Provided data ▸
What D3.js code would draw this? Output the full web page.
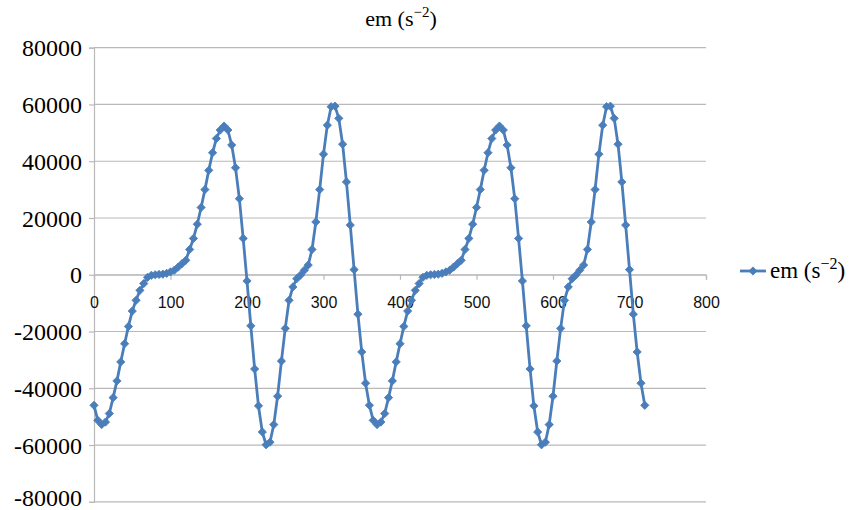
<!DOCTYPE html>
<html>
<head>
<meta charset="utf-8">
<script src="https://cdn.jsdelivr.net/npm/d3@7"></script>
<style>
  html, body { margin: 0; padding: 0; background: #fff; }
  svg { display: block; }
</style>
</head>
<body>
<svg id="chart" width="856" height="510"></svg>
<script>
// ---- data ----
const angles = [
  0,5,10,15,20,25,30,35,40,45,50,55,60,65,70,75,80,85,90,95,
  100,105,110,115,120,125,130,135,140,145,150,155,160,165,170,175,180,185,190,195,
  200,205,210,215,220,225,230,235,240,245,250,255,260,265,270,275,280,285,290,295,
  300,305,310,315,320,325,330,335,340,345,350,355,360,
  365,370,375,380,385,390,395,400,405,410,415,420,425,430,435,440,445,450,455,
  460,465,470,475,480,485,490,495,500,505,510,515,520,525,530,535,540,545,550,555,
  560,565,570,575,580,585,590,595,600,605,610,615,620,625,630,635,640,645,650,655,
  660,665,670,675,680,685,690,695,700,705,710,715,720
];
const emValues = [
  -46000,-51300,-52800,-51900,-48900,-43300,-37400,-30700,-24300,-18200,
  -12800,-9000,-5500,-3100,-900,-200,0,100,200,500,
  1000,1600,2700,3900,5100,8900,12800,17800,23700,30000,
  36800,43000,48000,51000,52400,51000,45700,37700,26800,12800,
  -2200,-18000,-33200,-46200,-55400,-59900,-59000,-52800,-42800,-30400,
  -18900,-9000,-4300,-1400,-100,1600,3400,8900,18600,30000,
  42500,52700,59200,59400,55100,46000,32700,17500,1800,-13900,
  -27200,-38200,-46000,
  -51300,-52800,-51900,-48900,-43300,-37400,-30700,-24300,-18200,
  -12800,-9000,-5500,-3100,-900,-200,0,100,200,500,
  1000,1600,2700,3900,5100,8900,12800,17800,23700,30000,
  36800,43000,48000,51000,52400,51000,45700,37700,26800,12800,
  -2200,-18000,-33200,-46200,-55400,-59900,-59000,-52800,-42800,-30400,
  -18900,-9000,-4300,-1400,-100,1600,3400,8900,18600,30000,
  42500,52700,59200,59400,55100,46000,32700,17500,1800,-13900,
  -27200,-38200,-46000
];
const xTickValues = [0,100,200,300,400,500,600,700,800];
const yTickValues = [-80000,-60000,-40000,-20000,0,20000,40000,60000,80000];
const seriesName = "em (s";
const seriesSup = "\u22122";

// ---- layout ----
const svg = d3.select("#chart");
const plotLeft = 94, plotRight = 706, plotTop = 47.7, plotBottom = 501.8;
const x = d3.scaleLinear().domain([0, 800]).range([plotLeft, plotRight]);
const y = d3.scaleLinear().domain([-80000, 80000]).range([plotBottom, plotTop]);
const blue = "#4a7ebb";
const grid = "#b9b9b9";

// gridlines
svg.append("g").selectAll("line").data(yTickValues).join("line")
  .attr("x1", plotLeft).attr("x2", plotRight)
  .attr("y1", d => y(d)).attr("y2", d => y(d))
  .attr("stroke", grid).attr("stroke-width", 1.2);

// y axis
const yAxis = svg.append("g").attr("transform", `translate(${plotLeft},0)`)
  .call(d3.axisLeft(y).tickValues(yTickValues).tickSize(5).tickPadding(7).tickFormat(d3.format("d")));
yAxis.select(".domain").attr("stroke", grid).attr("stroke-width", 1.2);
yAxis.selectAll(".tick line").attr("stroke", grid).attr("stroke-width", 1.2);
yAxis.selectAll("text")
  .attr("font-family", "'Liberation Serif', 'Times New Roman', serif")
  .attr("font-size", 24).attr("fill", "#000")
  .attr("dy", d => d === -80000 ? "0.17em" : "0.34em")
  .text(d => d < 0 ? "-" + Math.abs(d) : String(d));

// x axis at y = 0
const xAxis = svg.append("g").attr("transform", `translate(0,${y(0)})`)
  .call(d3.axisBottom(x).tickValues(xTickValues).tickSize(5).tickFormat(d3.format("d")));
xAxis.select(".domain").attr("stroke", grid).attr("stroke-width", 1.2);
xAxis.selectAll(".tick line").attr("stroke", grid).attr("stroke-width", 1.2);
xAxis.selectAll("text")
  .attr("font-family", "'Liberation Sans', Arial, sans-serif")
  .attr("font-size", 16).attr("fill", "#111")
  .attr("y", 28).attr("dy", "0.35em");

// series line
const pts = angles.map((a, i) => [a, emValues[i]]);
svg.append("path").datum(pts)
  .attr("fill", "none").attr("stroke", blue).attr("stroke-width", 2.8)
  .attr("stroke-linejoin", "round")
  .attr("d", d3.line().x(d => x(d[0])).y(d => y(d[1])));

// diamond markers
const diamond = d3.symbol().type(d3.symbolSquare).size(34);
svg.append("g").selectAll("path").data(pts).join("path")
  .attr("d", diamond)
  .attr("transform", d => `translate(${x(d[0])},${y(d[1])}) rotate(45)`)
  .attr("fill", blue).attr("stroke", blue).attr("stroke-width", 0.8);

// title
const title = svg.append("text")
  .attr("x", 401).attr("y", 26).attr("text-anchor", "middle")
  .attr("font-family", "'Liberation Serif', 'Times New Roman', serif")
  .attr("font-size", 22).attr("fill", "#000");
title.append("tspan").text(seriesName);
title.append("tspan").attr("dy", -9).attr("font-size", 15).text(seriesSup);
title.append("tspan").attr("dy", 9).text(")");

// legend
const lg = svg.append("g");
lg.append("line").attr("x1", 740).attr("x2", 766).attr("y1", 271).attr("y2", 271)
  .attr("stroke", blue).attr("stroke-width", 2.8);
lg.append("path").attr("d", diamond)
  .attr("transform", "translate(753,271) rotate(45)")
  .attr("fill", blue).attr("stroke", blue).attr("stroke-width", 0.8);
const lt = lg.append("text").attr("x", 770).attr("y", 278)
  .attr("font-family", "'Liberation Serif', 'Times New Roman', serif")
  .attr("font-size", 23).attr("fill", "#000");
lt.append("tspan").text(seriesName);
lt.append("tspan").attr("dy", -9).attr("font-size", 16).text(seriesSup);
lt.append("tspan").attr("dy", 9).text(")");
</script>
</body>
</html>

What to produce ▸
Skip the pictures, then retype every line above exactly.

Correct response ▸
What D3.js code would draw this? Output the full web page.
<!DOCTYPE html>
<html>
<head>
<meta charset="utf-8">
<script src="https://cdn.jsdelivr.net/npm/d3@7"></script>
<style>
  html, body { margin: 0; padding: 0; background: #fff; }
  svg { display: block; }
</style>
</head>
<body>
<svg id="chart" width="856" height="510"></svg>
<script>
// ---- data ----
const angles = [
  0,5,10,15,20,25,30,35,40,45,50,55,60,65,70,75,80,85,90,95,
  100,105,110,115,120,125,130,135,140,145,150,155,160,165,170,175,180,185,190,195,
  200,205,210,215,220,225,230,235,240,245,250,255,260,265,270,275,280,285,290,295,
  300,305,310,315,320,325,330,335,340,345,350,355,360,
  365,370,375,380,385,390,395,400,405,410,415,420,425,430,435,440,445,450,455,
  460,465,470,475,480,485,490,495,500,505,510,515,520,525,530,535,540,545,550,555,
  560,565,570,575,580,585,590,595,600,605,610,615,620,625,630,635,640,645,650,655,
  660,665,670,675,680,685,690,695,700,705,710,715,720
];
const emValues = [
  -46000,-51300,-52800,-51900,-48900,-43300,-37400,-30700,-24300,-18200,
  -12800,-9000,-5500,-3100,-900,-200,0,100,200,500,
  1000,1600,2700,3900,5100,8900,12800,17800,23700,30000,
  36800,43000,48000,51000,52400,51000,45700,37700,26800,12800,
  -2200,-18000,-33200,-46200,-55400,-59900,-59000,-52800,-42800,-30400,
  -18900,-9000,-4300,-1400,-100,1600,3400,8900,18600,30000,
  42500,52700,59200,59400,55100,46000,32700,17500,1800,-13900,
  -27200,-38200,-46000,
  -51300,-52800,-51900,-48900,-43300,-37400,-30700,-24300,-18200,
  -12800,-9000,-5500,-3100,-900,-200,0,100,200,500,
  1000,1600,2700,3900,5100,8900,12800,17800,23700,30000,
  36800,43000,48000,51000,52400,51000,45700,37700,26800,12800,
  -2200,-18000,-33200,-46200,-55400,-59900,-59000,-52800,-42800,-30400,
  -18900,-9000,-4300,-1400,-100,1600,3400,8900,18600,30000,
  42500,52700,59200,59400,55100,46000,32700,17500,1800,-13900,
  -27200,-38200,-46000
];
const xTickValues = [0,100,200,300,400,500,600,700,800];
const yTickValues = [-80000,-60000,-40000,-20000,0,20000,40000,60000,80000];
const seriesName = "em (s";
const seriesSup = "\u22122";

// ---- layout ----
const svg = d3.select("#chart");
const plotLeft = 94, plotRight = 706, plotTop = 47.7, plotBottom = 501.8;
const x = d3.scaleLinear().domain([0, 800]).range([plotLeft, plotRight]);
const y = d3.scaleLinear().domain([-80000, 80000]).range([plotBottom, plotTop]);
const blue = "#4a7ebb";
const grid = "#b9b9b9";

// gridlines
svg.append("g").selectAll("line").data(yTickValues).join("line")
  .attr("x1", plotLeft).attr("x2", plotRight)
  .attr("y1", d => y(d)).attr("y2", d => y(d))
  .attr("stroke", grid).attr("stroke-width", 1.2);

// y axis
const yAxis = svg.append("g").attr("transform", `translate(${plotLeft},0)`)
  .call(d3.axisLeft(y).tickValues(yTickValues).tickSize(5).tickPadding(7).tickFormat(d3.format("d")));
yAxis.select(".domain").attr("stroke", grid).attr("stroke-width", 1.2);
yAxis.selectAll(".tick line").attr("stroke", grid).attr("stroke-width", 1.2);
yAxis.selectAll("text")
  .attr("font-family", "'Liberation Serif', 'Times New Roman', serif")
  .attr("font-size", 24).attr("fill", "#000")
  .attr("dy", d => d === -80000 ? "0.17em" : "0.34em")
  .text(d => d < 0 ? "-" + Math.abs(d) : String(d));

// x axis at y = 0
const xAxis = svg.append("g").attr("transform", `translate(0,${y(0)})`)
  .call(d3.axisBottom(x).tickValues(xTickValues).tickSize(5).tickFormat(d3.format("d")));
xAxis.select(".domain").attr("stroke", grid).attr("stroke-width", 1.2);
xAxis.selectAll(".tick line").attr("stroke", grid).attr("stroke-width", 1.2);
xAxis.selectAll("text")
  .attr("font-family", "'Liberation Sans', Arial, sans-serif")
  .attr("font-size", 16).attr("fill", "#111")
  .attr("y", 28).attr("dy", "0.35em");

// series line
const pts = angles.map((a, i) => [a, emValues[i]]);
svg.append("path").datum(pts)
  .attr("fill", "none").attr("stroke", blue).attr("stroke-width", 2.8)
  .attr("stroke-linejoin", "round")
  .attr("d", d3.line().x(d => x(d[0])).y(d => y(d[1])));

// diamond markers
const diamond = d3.symbol().type(d3.symbolSquare).size(34);
svg.append("g").selectAll("path").data(pts).join("path")
  .attr("d", diamond)
  .attr("transform", d => `translate(${x(d[0])},${y(d[1])}) rotate(45)`)
  .attr("fill", blue).attr("stroke", blue).attr("stroke-width", 0.8);

// title
const title = svg.append("text")
  .attr("x", 401).attr("y", 26).attr("text-anchor", "middle")
  .attr("font-family", "'Liberation Serif', 'Times New Roman', serif")
  .attr("font-size", 22).attr("fill", "#000");
title.append("tspan").text(seriesName);
title.append("tspan").attr("dy", -9).attr("font-size", 15).text(seriesSup);
title.append("tspan").attr("dy", 9).text(")");

// legend
const lg = svg.append("g");
lg.append("line").attr("x1", 740).attr("x2", 766).attr("y1", 271).attr("y2", 271)
  .attr("stroke", blue).attr("stroke-width", 2.8);
lg.append("path").attr("d", diamond)
  .attr("transform", "translate(753,271) rotate(45)")
  .attr("fill", blue).attr("stroke", blue).attr("stroke-width", 0.8);
const lt = lg.append("text").attr("x", 770).attr("y", 278)
  .attr("font-family", "'Liberation Serif', 'Times New Roman', serif")
  .attr("font-size", 23).attr("fill", "#000");
lt.append("tspan").text(seriesName);
lt.append("tspan").attr("dy", -9).attr("font-size", 16).text(seriesSup);
lt.append("tspan").attr("dy", 9).text(")");
</script>
</body>
</html>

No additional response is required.